A list with the best places to visit in Albania wouldn’t be complete without Korca. Korça lies at the foot of Morava mountain next to an ancient Illyrian settlement. By the early middle Ages, Korça was a bustling urban center. Among it’s most breathtaking developments are a 9th century orthodox church and a 15th century mosque. The orthodox church has since been remodeled and is a beautiful place to visit.
The old Korça Bazaar has great early historical, cultural and artistic value for the city. The bazaar is characterized by one and two story buildings in classic Korça style, separated by narrow cobbled streets that open onto a central square—the Bazaar is sure to attract the attention of visitors.
In past centuries, the bazaar has functioned as a market for trade not just within Albania, but also from Turkey, Greece, Trieste and Venice. It [has] row of inns, including the Old Elbasan and Old Monastery Inn, which served to host travelers visiting the market from outside the city. The market reached its apex during the late 19th and early 20th centuries, with more than 1,000 stores.
With so many shops, the bazaar was like a city within a city. The two parts of the bazaar were separated by the old river and linked by two wooden bridges, while the main road through the city crossed the river on a vaulted stone bridge that rose above the shops.
Over the course of its history, the bazaar was burnt down three times, to be built again. The entire complex underwent a complete renovation in 2015, planting the seed for a historical, economic, and touristic transformation not just for the city but for the region. The renovation has returned the bazaar to its original historical image, returning its historical and cultural value.

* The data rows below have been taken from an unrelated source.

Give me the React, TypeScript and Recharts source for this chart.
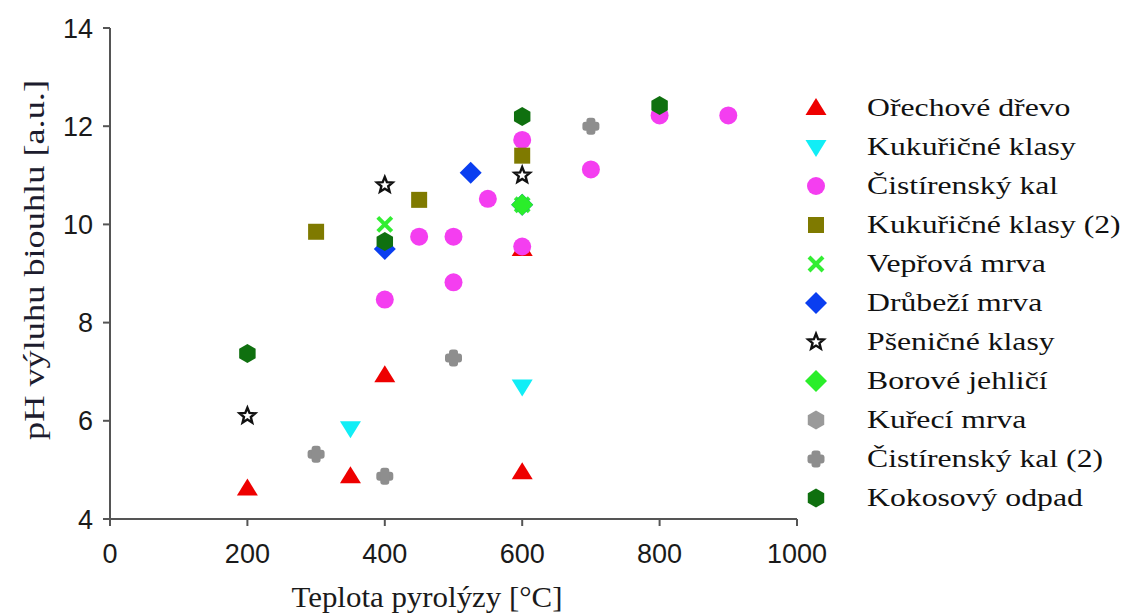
import React from "react";
import { CartesianGrid, Scatter, ScatterChart, XAxis, YAxis } from "recharts";

type Pt = { x: number; y: number };

const orechoveDrevo: Pt[] = [
  { x: 200, y: 4.62 },
  { x: 350, y: 4.87 },
  { x: 400, y: 6.93 },
  { x: 600, y: 4.95 },
  { x: 600, y: 9.5 },
];
const kukuricneKlasy: Pt[] = [
  { x: 350, y: 5.85 },
  { x: 600, y: 6.7 },
];
const cistirenskyKal: Pt[] = [
  { x: 400, y: 8.47 },
  { x: 450, y: 9.75 },
  { x: 500, y: 9.75 },
  { x: 500, y: 8.82 },
  { x: 550, y: 10.52 },
  { x: 600, y: 11.72 },
  { x: 600, y: 9.55 },
  { x: 700, y: 11.12 },
  { x: 800, y: 12.22 },
  { x: 900, y: 12.22 },
];
const kukuricneKlasy2: Pt[] = [
  { x: 300, y: 9.85 },
  { x: 450, y: 10.5 },
  { x: 600, y: 11.4 },
];
const veprovaMrva: Pt[] = [
  { x: 400, y: 10.0 },
  { x: 600, y: 10.4 },
];
const drubeziMrva: Pt[] = [
  { x: 400, y: 9.5 },
  { x: 525, y: 11.05 },
  { x: 600, y: 10.4 },
];
const psenicneKlasy: Pt[] = [
  { x: 200, y: 6.1 },
  { x: 400, y: 10.8 },
  { x: 600, y: 11.0 },
];
const boroveJehlici: Pt[] = [{ x: 600, y: 10.4 }];
const kureciMrva: Pt[] = [];
const cistirenskyKal2: Pt[] = [
  { x: 300, y: 5.32 },
  { x: 400, y: 4.87 },
  { x: 500, y: 7.28 },
  { x: 700, y: 12.0 },
];
const kokosovyOdpad: Pt[] = [
  { x: 200, y: 7.37 },
  { x: 400, y: 9.65 },
  { x: 600, y: 12.2 },
  { x: 800, y: 12.42 },
];

const xTicks = [0, 200, 400, 600, 800, 1000];
const yTicks = [4, 6, 8, 10, 12, 14];

type Kind = "triUp" | "triDown" | "circle" | "square" | "x" | "diamond" | "star" | "hex" | "plus";

const series: { name: string; data: Pt[]; kind: Kind; color: string }[] = [
  { name: "Ořechové dřevo", data: orechoveDrevo, kind: "triUp", color: "#ee0000" },
  { name: "Kukuřičné klasy", data: kukuricneKlasy, kind: "triDown", color: "#11eef6" },
  { name: "Čistírenský kal", data: cistirenskyKal, kind: "circle", color: "#f43ef0" },
  { name: "Kukuřičné klasy (2)", data: kukuricneKlasy2, kind: "square", color: "#7f7a00" },
  { name: "Vepřová mrva", data: veprovaMrva, kind: "x", color: "#33ee33" },
  { name: "Drůbeží mrva", data: drubeziMrva, kind: "diamond", color: "#0a3ef0" },
  { name: "Pšeničné klasy", data: psenicneKlasy, kind: "star", color: "#111111" },
  { name: "Borové jehličí", data: boroveJehlici, kind: "diamond", color: "#2aee2a" },
  { name: "Kuřecí mrva", data: kureciMrva, kind: "hex", color: "#9a9a9a" },
  { name: "Čistírenský kal (2)", data: cistirenskyKal2, kind: "plus", color: "#8e8e8e" },
  { name: "Kokosový odpad", data: kokosovyOdpad, kind: "hex", color: "#0f700f" },
];

function Marker({ kind, color, cx, cy }: { kind: Kind; color: string; cx: number; cy: number }) {
  if (cx == null || cy == null) return null;
  switch (kind) {
    case "triUp":
      return <path d={`M${cx},${cy - 10}L${cx + 10.5},${cy + 7}L${cx - 10.5},${cy + 7}Z`} fill={color} />;
    case "triDown":
      return <path d={`M${cx},${cy + 10}L${cx + 10.5},${cy - 7}L${cx - 10.5},${cy - 7}Z`} fill={color} />;
    case "circle":
      return <circle cx={cx} cy={cy} r={9} fill={color} />;
    case "square":
      return <rect x={cx - 8} y={cy - 8} width={16} height={16} fill={color} />;
    case "x":
      return (
        <g stroke={color} strokeWidth={4}>
          <line x1={cx - 7} y1={cy - 7} x2={cx + 7} y2={cy + 7} />
          <line x1={cx - 7} y1={cy + 7} x2={cx + 7} y2={cy - 7} />
        </g>
      );
    case "diamond":
      return <path d={`M${cx},${cy - 11}L${cx + 11},${cy}L${cx},${cy + 11}L${cx - 11},${cy}Z`} fill={color} />;
    case "star": {
      const pts: string[] = [];
      for (let i = 0; i < 10; i++) {
        const r = i % 2 === 0 ? 8.2 : 3.6;
        const a = -Math.PI / 2 + (i * Math.PI) / 5;
        pts.push(`${cx + r * Math.cos(a)},${cy + r * Math.sin(a)}`);
      }
      return <polygon points={pts.join(" ")} fill="#fff" stroke={color} strokeWidth={2.4} strokeLinejoin="miter" />;
    }
    case "hex": {
      const pts: string[] = [];
      for (let i = 0; i < 6; i++) {
        const a = -Math.PI / 2 + (i * Math.PI) / 3;
        pts.push(`${cx + 9.5 * Math.cos(a)},${cy + 9.5 * Math.sin(a)}`);
      }
      return <polygon points={pts.join(" ")} fill={color} />;
    }
    case "plus":
      return (
        <g fill={color}>
          <rect x={cx - 8.5} y={cy - 4.5} width={17} height={9} rx={3} />
          <rect x={cx - 4.5} y={cy - 8.5} width={9} height={17} rx={3} />
        </g>
      );
  }
  return null;
}

const serif = "'Liberation Serif', 'Times New Roman', serif";
const sans = "'Liberation Sans', Arial, sans-serif";

export default function App() {
  return (
    <div style={{ position: "relative", width: 1123, height: 616, background: "#fff", overflow: "hidden" }}>
      <style>{"body{margin:0}"}</style>
      <ScatterChart width={1123} height={616} margin={{ top: 28, right: 326, bottom: 37, left: 20 }}>
        <CartesianGrid stroke="none" />
        <XAxis
          type="number"
          dataKey="x"
          domain={[0, 1000]}
          ticks={xTicks}
          interval={0}
          height={60}
          stroke="#555"
          strokeWidth={2}
          tickSize={7}
          tickMargin={18}
          tick={{ fontSize: 27, fill: "#1a1a1a", fontFamily: sans }}
          label={{
            content: () => (
              <text
                x={427}
                y={607}
                textAnchor="middle"
                textLength={271}
                lengthAdjust="spacingAndGlyphs"
                fontSize={29}
                fill="#1a1a1a"
                fontFamily={serif}
              >
                Teplota pyrolýzy [°C]
              </text>
            ),
          }}
        />
        <YAxis
          type="number"
          dataKey="y"
          domain={[4, 14]}
          ticks={yTicks}
          interval={0}
          width={90}
          stroke="#555"
          strokeWidth={2}
          tickSize={7}
          tickMargin={10}
          tick={{ fontSize: 27, fill: "#1a1a1a", fontFamily: sans }}
          label={{
            content: () => (
              <text
                transform="translate(44,260) rotate(-90)"
                textAnchor="middle"
                textLength={360}
                lengthAdjust="spacingAndGlyphs"
                fontSize={30}
                fill="#1c1c2e"
                fontFamily={serif}
              >
                pH výluhu biouhlu [a.u.]
              </text>
            ),
          }}
        />
        {series.map((s) => (
          <Scatter
            key={s.name}
            name={s.name}
            data={s.data}
            isAnimationActive={false}
            shape={(p: any) => <Marker kind={s.kind} color={s.color} cx={p.cx} cy={p.cy} />}
          />
        ))}
      </ScatterChart>
      <div style={{ position: "absolute", left: 800, top: 88 }}>
        {series.map((s) => (
          <div key={s.name} style={{ display: "flex", alignItems: "center", height: 39 }}>
            <svg width={32} height={26} style={{ marginRight: 35, flex: "none" }}>
              <Marker kind={s.kind} color={s.color} cx={16} cy={13} />
            </svg>
            <span
              style={{
                fontFamily: serif,
                fontSize: 26,
                color: "#111",
                whiteSpace: "nowrap",
                display: "inline-block",
                transform: "scaleX(1.22)",
                transformOrigin: "left center",
              }}
            >
              {s.name}
            </span>
          </div>
        ))}
      </div>
    </div>
  );
}
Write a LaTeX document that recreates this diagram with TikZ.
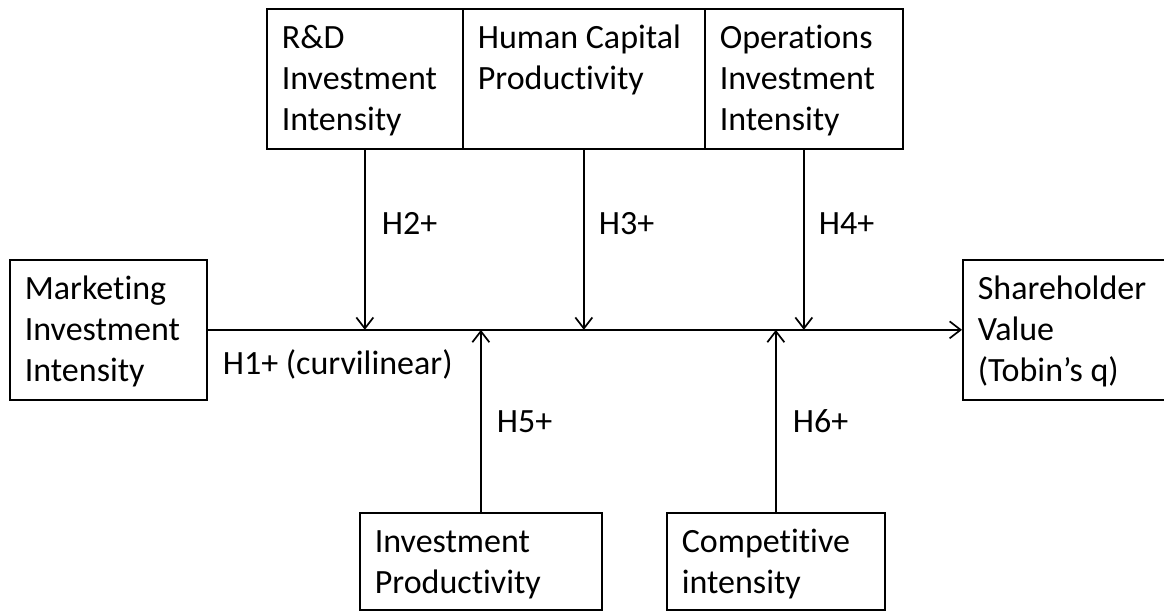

Theth is a pleasant village in north Albania’s Shkodra region. Theth is set between the peaks of the Shala mountains. Just the journey here is very incredible, whether you approach over the mountains on foot from Valbona or by vehicle across the high passes from Shkodra.
Both a sprawling village along the valley floor amid an amphitheater of slate-grey mountains and a national park containing beautiful landscapes and great hiking routes, Theth is now well on its way to being Albania’s next big point.
An improved asphalt road from Shkodra has made access to this once virtually unexplored village far easier in recent years, drawing with it the familiar problem of overdevelopment. Come quickly while Theth retains its incomparable romance and unique charm.